┌────────

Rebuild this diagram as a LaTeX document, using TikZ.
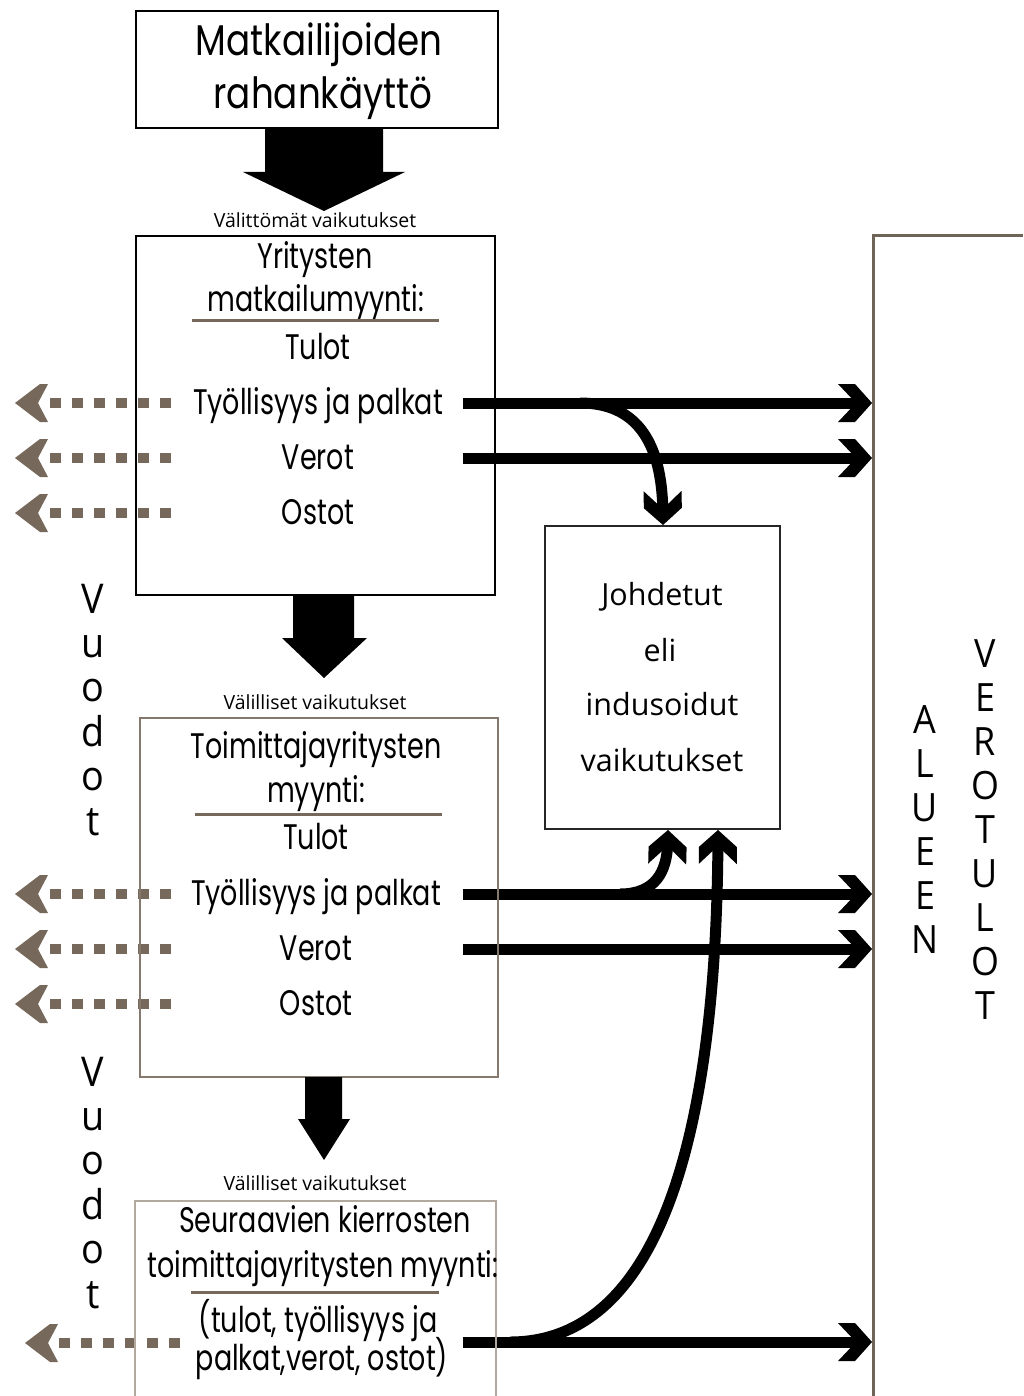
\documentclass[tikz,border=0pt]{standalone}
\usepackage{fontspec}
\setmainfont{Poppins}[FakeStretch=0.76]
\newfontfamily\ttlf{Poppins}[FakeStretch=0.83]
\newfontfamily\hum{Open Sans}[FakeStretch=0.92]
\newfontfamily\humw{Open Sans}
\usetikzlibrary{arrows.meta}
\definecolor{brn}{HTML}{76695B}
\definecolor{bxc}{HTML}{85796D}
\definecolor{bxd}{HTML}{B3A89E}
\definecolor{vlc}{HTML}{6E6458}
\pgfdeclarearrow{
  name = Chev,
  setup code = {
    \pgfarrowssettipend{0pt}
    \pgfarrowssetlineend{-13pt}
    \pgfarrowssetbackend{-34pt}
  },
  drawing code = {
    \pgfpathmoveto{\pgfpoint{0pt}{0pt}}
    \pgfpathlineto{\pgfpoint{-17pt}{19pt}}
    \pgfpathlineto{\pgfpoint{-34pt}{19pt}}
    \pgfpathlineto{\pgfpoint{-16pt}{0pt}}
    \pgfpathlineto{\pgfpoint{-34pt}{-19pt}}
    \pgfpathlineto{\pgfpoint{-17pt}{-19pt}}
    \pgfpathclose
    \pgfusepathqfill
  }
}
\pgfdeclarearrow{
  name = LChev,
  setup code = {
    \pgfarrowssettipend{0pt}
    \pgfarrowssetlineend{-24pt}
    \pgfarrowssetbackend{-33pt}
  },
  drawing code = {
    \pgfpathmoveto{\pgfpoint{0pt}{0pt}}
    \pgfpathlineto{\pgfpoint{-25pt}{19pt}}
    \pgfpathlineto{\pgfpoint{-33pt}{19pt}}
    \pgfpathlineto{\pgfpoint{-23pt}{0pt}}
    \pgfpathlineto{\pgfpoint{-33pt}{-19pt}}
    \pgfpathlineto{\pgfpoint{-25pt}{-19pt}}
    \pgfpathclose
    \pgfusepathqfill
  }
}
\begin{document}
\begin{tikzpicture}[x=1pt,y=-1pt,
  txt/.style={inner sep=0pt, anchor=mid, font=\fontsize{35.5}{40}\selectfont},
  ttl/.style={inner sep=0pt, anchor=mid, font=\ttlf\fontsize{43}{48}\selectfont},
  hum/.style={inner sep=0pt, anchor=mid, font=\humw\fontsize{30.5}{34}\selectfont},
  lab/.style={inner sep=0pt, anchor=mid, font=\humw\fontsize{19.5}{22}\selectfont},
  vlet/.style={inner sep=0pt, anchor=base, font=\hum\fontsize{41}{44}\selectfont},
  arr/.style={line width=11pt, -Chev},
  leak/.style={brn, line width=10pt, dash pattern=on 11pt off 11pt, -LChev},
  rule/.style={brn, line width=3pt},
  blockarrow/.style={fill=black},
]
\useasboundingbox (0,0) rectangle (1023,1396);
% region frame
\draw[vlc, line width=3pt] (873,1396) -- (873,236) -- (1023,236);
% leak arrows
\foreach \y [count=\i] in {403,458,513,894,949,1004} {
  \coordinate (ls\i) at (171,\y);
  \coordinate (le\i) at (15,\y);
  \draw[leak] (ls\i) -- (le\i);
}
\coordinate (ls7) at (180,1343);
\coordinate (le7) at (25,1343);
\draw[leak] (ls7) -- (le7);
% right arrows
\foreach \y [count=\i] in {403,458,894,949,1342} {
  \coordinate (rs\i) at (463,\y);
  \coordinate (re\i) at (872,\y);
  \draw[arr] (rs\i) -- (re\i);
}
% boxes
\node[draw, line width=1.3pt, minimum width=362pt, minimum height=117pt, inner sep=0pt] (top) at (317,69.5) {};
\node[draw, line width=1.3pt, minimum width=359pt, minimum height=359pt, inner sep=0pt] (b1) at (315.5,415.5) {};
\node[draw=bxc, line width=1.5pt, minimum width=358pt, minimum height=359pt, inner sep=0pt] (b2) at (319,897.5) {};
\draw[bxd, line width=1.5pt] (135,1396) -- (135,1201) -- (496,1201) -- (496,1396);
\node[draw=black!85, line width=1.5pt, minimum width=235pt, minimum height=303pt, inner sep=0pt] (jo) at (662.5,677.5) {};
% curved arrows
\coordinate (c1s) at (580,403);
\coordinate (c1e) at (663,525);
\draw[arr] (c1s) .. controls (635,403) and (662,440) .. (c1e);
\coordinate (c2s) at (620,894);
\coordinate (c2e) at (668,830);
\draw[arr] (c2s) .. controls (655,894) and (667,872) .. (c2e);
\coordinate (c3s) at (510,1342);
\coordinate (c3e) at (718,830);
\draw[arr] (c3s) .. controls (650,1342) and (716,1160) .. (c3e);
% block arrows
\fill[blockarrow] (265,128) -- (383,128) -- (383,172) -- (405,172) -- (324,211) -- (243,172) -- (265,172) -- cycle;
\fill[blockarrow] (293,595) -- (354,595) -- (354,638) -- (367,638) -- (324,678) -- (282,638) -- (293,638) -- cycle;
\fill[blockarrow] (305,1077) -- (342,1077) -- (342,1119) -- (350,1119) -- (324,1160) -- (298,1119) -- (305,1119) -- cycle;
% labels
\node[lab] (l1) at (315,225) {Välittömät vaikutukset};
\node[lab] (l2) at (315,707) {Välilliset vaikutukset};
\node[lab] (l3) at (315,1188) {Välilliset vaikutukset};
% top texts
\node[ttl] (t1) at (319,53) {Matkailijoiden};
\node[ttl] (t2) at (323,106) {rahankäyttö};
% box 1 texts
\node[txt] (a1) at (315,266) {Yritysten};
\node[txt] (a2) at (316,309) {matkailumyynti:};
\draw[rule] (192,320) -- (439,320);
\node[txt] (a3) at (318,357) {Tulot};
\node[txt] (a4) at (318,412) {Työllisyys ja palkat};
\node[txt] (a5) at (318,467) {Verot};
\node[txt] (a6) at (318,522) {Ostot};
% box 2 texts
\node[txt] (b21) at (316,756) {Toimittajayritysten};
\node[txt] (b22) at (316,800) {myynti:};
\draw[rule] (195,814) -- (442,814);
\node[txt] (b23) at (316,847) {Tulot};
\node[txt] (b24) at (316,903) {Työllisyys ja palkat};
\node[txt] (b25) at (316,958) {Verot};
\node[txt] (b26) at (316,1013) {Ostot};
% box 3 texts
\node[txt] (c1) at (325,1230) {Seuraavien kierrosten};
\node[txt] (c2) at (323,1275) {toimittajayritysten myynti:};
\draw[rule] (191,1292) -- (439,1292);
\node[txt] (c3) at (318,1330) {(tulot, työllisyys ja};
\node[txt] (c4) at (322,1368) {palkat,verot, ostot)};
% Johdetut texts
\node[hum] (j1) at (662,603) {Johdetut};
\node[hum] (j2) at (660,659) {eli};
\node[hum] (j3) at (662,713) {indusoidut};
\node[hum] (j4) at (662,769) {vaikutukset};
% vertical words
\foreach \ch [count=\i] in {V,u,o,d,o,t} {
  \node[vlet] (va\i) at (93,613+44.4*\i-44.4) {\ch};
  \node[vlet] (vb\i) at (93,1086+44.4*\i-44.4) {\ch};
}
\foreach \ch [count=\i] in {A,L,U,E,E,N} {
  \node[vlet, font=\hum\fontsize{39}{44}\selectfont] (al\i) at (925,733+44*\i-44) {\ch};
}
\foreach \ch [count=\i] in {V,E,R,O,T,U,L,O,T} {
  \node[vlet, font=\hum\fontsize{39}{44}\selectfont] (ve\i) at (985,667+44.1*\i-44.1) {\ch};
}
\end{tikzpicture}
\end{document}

└────────

### Aim of the task
Give back the whole listing as it stands, minus its pictures.

### Completed exercise
Rebuild this diagram as a LaTeX document, using TikZ.
\documentclass[tikz,border=0pt]{standalone}
\usepackage{fontspec}
\setmainfont{Poppins}[FakeStretch=0.76]
\newfontfamily\ttlf{Poppins}[FakeStretch=0.83]
\newfontfamily\hum{Open Sans}[FakeStretch=0.92]
\newfontfamily\humw{Open Sans}
\usetikzlibrary{arrows.meta}
\definecolor{brn}{HTML}{76695B}
\definecolor{bxc}{HTML}{85796D}
\definecolor{bxd}{HTML}{B3A89E}
\definecolor{vlc}{HTML}{6E6458}
\pgfdeclarearrow{
  name = Chev,
  setup code = {
    \pgfarrowssettipend{0pt}
    \pgfarrowssetlineend{-13pt}
    \pgfarrowssetbackend{-34pt}
  },
  drawing code = {
    \pgfpathmoveto{\pgfpoint{0pt}{0pt}}
    \pgfpathlineto{\pgfpoint{-17pt}{19pt}}
    \pgfpathlineto{\pgfpoint{-34pt}{19pt}}
    \pgfpathlineto{\pgfpoint{-16pt}{0pt}}
    \pgfpathlineto{\pgfpoint{-34pt}{-19pt}}
    \pgfpathlineto{\pgfpoint{-17pt}{-19pt}}
    \pgfpathclose
    \pgfusepathqfill
  }
}
\pgfdeclarearrow{
  name = LChev,
  setup code = {
    \pgfarrowssettipend{0pt}
    \pgfarrowssetlineend{-24pt}
    \pgfarrowssetbackend{-33pt}
  },
  drawing code = {
    \pgfpathmoveto{\pgfpoint{0pt}{0pt}}
    \pgfpathlineto{\pgfpoint{-25pt}{19pt}}
    \pgfpathlineto{\pgfpoint{-33pt}{19pt}}
    \pgfpathlineto{\pgfpoint{-23pt}{0pt}}
    \pgfpathlineto{\pgfpoint{-33pt}{-19pt}}
    \pgfpathlineto{\pgfpoint{-25pt}{-19pt}}
    \pgfpathclose
    \pgfusepathqfill
  }
}
\begin{document}
\begin{tikzpicture}[x=1pt,y=-1pt,
  txt/.style={inner sep=0pt, anchor=mid, font=\fontsize{35.5}{40}\selectfont},
  ttl/.style={inner sep=0pt, anchor=mid, font=\ttlf\fontsize{43}{48}\selectfont},
  hum/.style={inner sep=0pt, anchor=mid, font=\humw\fontsize{30.5}{34}\selectfont},
  lab/.style={inner sep=0pt, anchor=mid, font=\humw\fontsize{19.5}{22}\selectfont},
  vlet/.style={inner sep=0pt, anchor=base, font=\hum\fontsize{41}{44}\selectfont},
  arr/.style={line width=11pt, -Chev},
  leak/.style={brn, line width=10pt, dash pattern=on 11pt off 11pt, -LChev},
  rule/.style={brn, line width=3pt},
  blockarrow/.style={fill=black},
]
\useasboundingbox (0,0) rectangle (1023,1396);
% region frame
\draw[vlc, line width=3pt] (873,1396) -- (873,236) -- (1023,236);
% leak arrows
\foreach \y [count=\i] in {403,458,513,894,949,1004} {
  \coordinate (ls\i) at (171,\y);
  \coordinate (le\i) at (15,\y);
  \draw[leak] (ls\i) -- (le\i);
}
\coordinate (ls7) at (180,1343);
\coordinate (le7) at (25,1343);
\draw[leak] (ls7) -- (le7);
% right arrows
\foreach \y [count=\i] in {403,458,894,949,1342} {
  \coordinate (rs\i) at (463,\y);
  \coordinate (re\i) at (872,\y);
  \draw[arr] (rs\i) -- (re\i);
}
% boxes
\node[draw, line width=1.3pt, minimum width=362pt, minimum height=117pt, inner sep=0pt] (top) at (317,69.5) {};
\node[draw, line width=1.3pt, minimum width=359pt, minimum height=359pt, inner sep=0pt] (b1) at (315.5,415.5) {};
\node[draw=bxc, line width=1.5pt, minimum width=358pt, minimum height=359pt, inner sep=0pt] (b2) at (319,897.5) {};
\draw[bxd, line width=1.5pt] (135,1396) -- (135,1201) -- (496,1201) -- (496,1396);
\node[draw=black!85, line width=1.5pt, minimum width=235pt, minimum height=303pt, inner sep=0pt] (jo) at (662.5,677.5) {};
% curved arrows
\coordinate (c1s) at (580,403);
\coordinate (c1e) at (663,525);
\draw[arr] (c1s) .. controls (635,403) and (662,440) .. (c1e);
\coordinate (c2s) at (620,894);
\coordinate (c2e) at (668,830);
\draw[arr] (c2s) .. controls (655,894) and (667,872) .. (c2e);
\coordinate (c3s) at (510,1342);
\coordinate (c3e) at (718,830);
\draw[arr] (c3s) .. controls (650,1342) and (716,1160) .. (c3e);
% block arrows
\fill[blockarrow] (265,128) -- (383,128) -- (383,172) -- (405,172) -- (324,211) -- (243,172) -- (265,172) -- cycle;
\fill[blockarrow] (293,595) -- (354,595) -- (354,638) -- (367,638) -- (324,678) -- (282,638) -- (293,638) -- cycle;
\fill[blockarrow] (305,1077) -- (342,1077) -- (342,1119) -- (350,1119) -- (324,1160) -- (298,1119) -- (305,1119) -- cycle;
% labels
\node[lab] (l1) at (315,225) {Välittömät vaikutukset};
\node[lab] (l2) at (315,707) {Välilliset vaikutukset};
\node[lab] (l3) at (315,1188) {Välilliset vaikutukset};
% top texts
\node[ttl] (t1) at (319,53) {Matkailijoiden};
\node[ttl] (t2) at (323,106) {rahankäyttö};
% box 1 texts
\node[txt] (a1) at (315,266) {Yritysten};
\node[txt] (a2) at (316,309) {matkailumyynti:};
\draw[rule] (192,320) -- (439,320);
\node[txt] (a3) at (318,357) {Tulot};
\node[txt] (a4) at (318,412) {Työllisyys ja palkat};
\node[txt] (a5) at (318,467) {Verot};
\node[txt] (a6) at (318,522) {Ostot};
% box 2 texts
\node[txt] (b21) at (316,756) {Toimittajayritysten};
\node[txt] (b22) at (316,800) {myynti:};
\draw[rule] (195,814) -- (442,814);
\node[txt] (b23) at (316,847) {Tulot};
\node[txt] (b24) at (316,903) {Työllisyys ja palkat};
\node[txt] (b25) at (316,958) {Verot};
\node[txt] (b26) at (316,1013) {Ostot};
% box 3 texts
\node[txt] (c1) at (325,1230) {Seuraavien kierrosten};
\node[txt] (c2) at (323,1275) {toimittajayritysten myynti:};
\draw[rule] (191,1292) -- (439,1292);
\node[txt] (c3) at (318,1330) {(tulot, työllisyys ja};
\node[txt] (c4) at (322,1368) {palkat,verot, ostot)};
% Johdetut texts
\node[hum] (j1) at (662,603) {Johdetut};
\node[hum] (j2) at (660,659) {eli};
\node[hum] (j3) at (662,713) {indusoidut};
\node[hum] (j4) at (662,769) {vaikutukset};
% vertical words
\foreach \ch [count=\i] in {V,u,o,d,o,t} {
  \node[vlet] (va\i) at (93,613+44.4*\i-44.4) {\ch};
  \node[vlet] (vb\i) at (93,1086+44.4*\i-44.4) {\ch};
}
\foreach \ch [count=\i] in {A,L,U,E,E,N} {
  \node[vlet, font=\hum\fontsize{39}{44}\selectfont] (al\i) at (925,733+44*\i-44) {\ch};
}
\foreach \ch [count=\i] in {V,E,R,O,T,U,L,O,T} {
  \node[vlet, font=\hum\fontsize{39}{44}\selectfont] (ve\i) at (985,667+44.1*\i-44.1) {\ch};
}
\end{tikzpicture}
\end{document}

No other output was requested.